American Integrity Insurance Group just delivered a Q1 earnings beat — then watched its analyst targets come down anyway.
The company reported Q1 adjusted EPS of $1.03, clearing the $0.98 consensus, with revenue of $90.9M also edging past estimates. The stock closed at $19.60 on Tuesday, up 7.5% over the past month but essentially flat on the week. The next event is scheduled for June 11. Fresh off the print, the question is how much of the beat the Street is willing to pay for, given the persistent Florida concentration risk that defines this name.
The lending market tells a quieter story than the price action might suggest. Short interest plunged more than 20% in the week ending May 12, dropping to roughly 188,000 shares, or just under 1% of the free float — a level that makes this a low-conviction short rather than a structurally crowded trade. Borrow availability is extremely ample, with ORTEX reporting availability far above short interest levels, which means there is no mechanical squeeze pressure in the lending pool. What makes the lending picture worth noting is the cost-to-borrow spike: despite shorts covering, CTB climbed 68% over the week to 4.45% — up sharply from around 2.3% earlier in May. That divergence between fewer shorts and higher borrowing costs suggests the covering was at least partly involuntary, rather than a confident macro-driven exit.
The Street holds a uniformly bullish rating — every recent action is an Outperform or Market Outperform — but targets are moving in the wrong direction. Citizens trimmed its target from $28 to $25 this morning, the day after the earnings print, keeping its Market Outperform intact. That follows KBW cutting from $28 to $27 in early April. The consensus mean price target now sits at $24.75, representing roughly 26% upside from the current $19.60 close. Valuation is genuinely cheap: the trailing P/E is just 6.8x, up modestly over the past month, and price-to-book is below 1x at 0.94. The EV/EBIT factor ranks in the 97th percentile of the universe — an extreme value signal. EPS momentum scores are solid in the mid-60s, and the company's surprise track record ranks in the 88th percentile, consistent with today's beat. The short score of 30.6 has eased steadily over the past two weeks, down from 33 at the end of April, reinforcing the low-conviction short narrative.
Ownership is concentrated. Sowell Investments holds 22.8% of the company, while founder and CEO Robert Ritchie owns 12.3%. Both have been sellers. In November 2025, Sowell sold 2.35 million shares and Ritchie sold 475,000 shares — each at $19.00. Earlier this month, on May 7, Ritchie, Chairman David Clark, and President Jon Ritchie all filed small sells at $19.67. The trades are modest in size relative to their holdings, and the 90-day net insider position is barely positive at roughly 5,700 shares.
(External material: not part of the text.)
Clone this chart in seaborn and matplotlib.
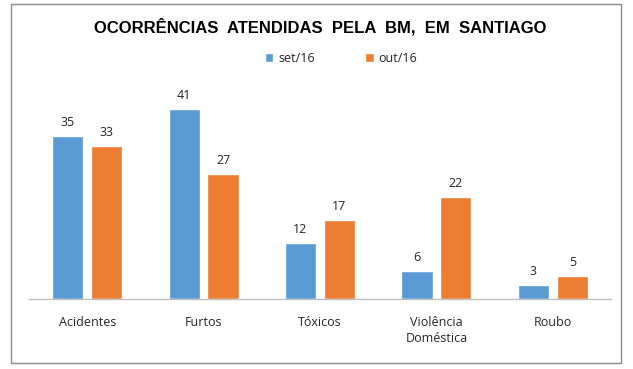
import pandas as pd
import matplotlib.pyplot as plt
import seaborn as sns
from matplotlib.patches import Rectangle

# Chart data
categories = ["Acidentes", "Furtos", "Tóxicos", "Violência\nDoméstica", "Roubo"]
set16 = [35, 41, 12, 6, 3]
out16 = [33, 27, 17, 22, 5]
series_names = ["set/16", "out/16"]

df = pd.DataFrame({
    "categoria": categories * 2,
    "mes": [series_names[0]] * 5 + [series_names[1]] * 5,
    "valor": set16 + out16,
})

sns.set_style("white")
plt.rcParams["font.family"] = ["Open Sans", "DejaVu Sans"]
txt = "#262626"

fig = plt.figure(figsize=(6.33, 3.69), dpi=100)
ax = fig.add_axes([29 / 633, (369 - 299) / 369, 582 / 633, 209 / 369])

sns.barplot(data=df, x="categoria", y="valor", hue="mes", ax=ax,
            palette=["#5B9BD5", "#ED7D31"], width=0.67, gap=0.2,
            saturation=1, legend=True)

for cont in ax.containers:
    ax.bar_label(cont, padding=5, fontsize=9, color=txt)

ax.set_ylim(0, 45)
ax.set_xlim(-0.5, 4.5)
ax.set_xlabel("")
ax.set_ylabel("")
ax.set_yticks([])
ax.tick_params(axis="x", length=0, pad=12, labelsize=9, labelcolor=txt)
for lbl in ax.get_xticklabels():
    lbl.set_linespacing(1.35)
for s in ["top", "right", "left"]:
    ax.spines[s].set_visible(False)
ax.spines["bottom"].set_color("#BFBFBF")
ax.spines["bottom"].set_linewidth(1)

leg = ax.legend(loc="center", bbox_to_anchor=(341 / 633, (369 - 58) / 369),
                bbox_transform=fig.transFigure, ncol=2, frameon=False,
                fontsize=9, handlelength=0.7, handleheight=0.7,
                handletextpad=0.4, columnspacing=4.0)
for t in leg.get_texts():
    t.set_color(txt)

fig.text(320 / 633, (369 - 27) / 369, "OCORRÊNCIAS  ATENDIDAS  PELA  BM,  EM  SANTIAGO",
         ha="center", va="center", fontsize=12, fontweight="bold", color="black",
         family=["Liberation Sans", "DejaVu Sans"])

fig.patches.append(Rectangle((11 / 633, 6 / 369), 610 / 633, 359 / 369,
                             transform=fig.transFigure, fill=False,
                             edgecolor="#8C8C8C", linewidth=1))

fig.savefig("out.png", dpi=100)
But the pattern of insider selling at or near current levels — the stock traded around the same price in November 2025 and again now — is a detail the longer-term holders will be watching.
The bear case centres on geography: 99% of direct premiums written come from Florida, a concentration that makes every hurricane season a binary event for underwriting margins. The reinsurance structure carries a $35M primary retention level that drops sharply on subsequent events, adding asymmetry to catastrophe scenarios. The bull case leans on an under-penetrated Florida middle-aged home market, policy takeout opportunities from the state-backed Citizens program, and the quota share reinsurance arrangement that supports net premium growth. With targets now clustered in the $25–$27 range against a $19.60 price and a P/E under 7x, the gap between valuation and current price is the central tension heading into the June 11 event.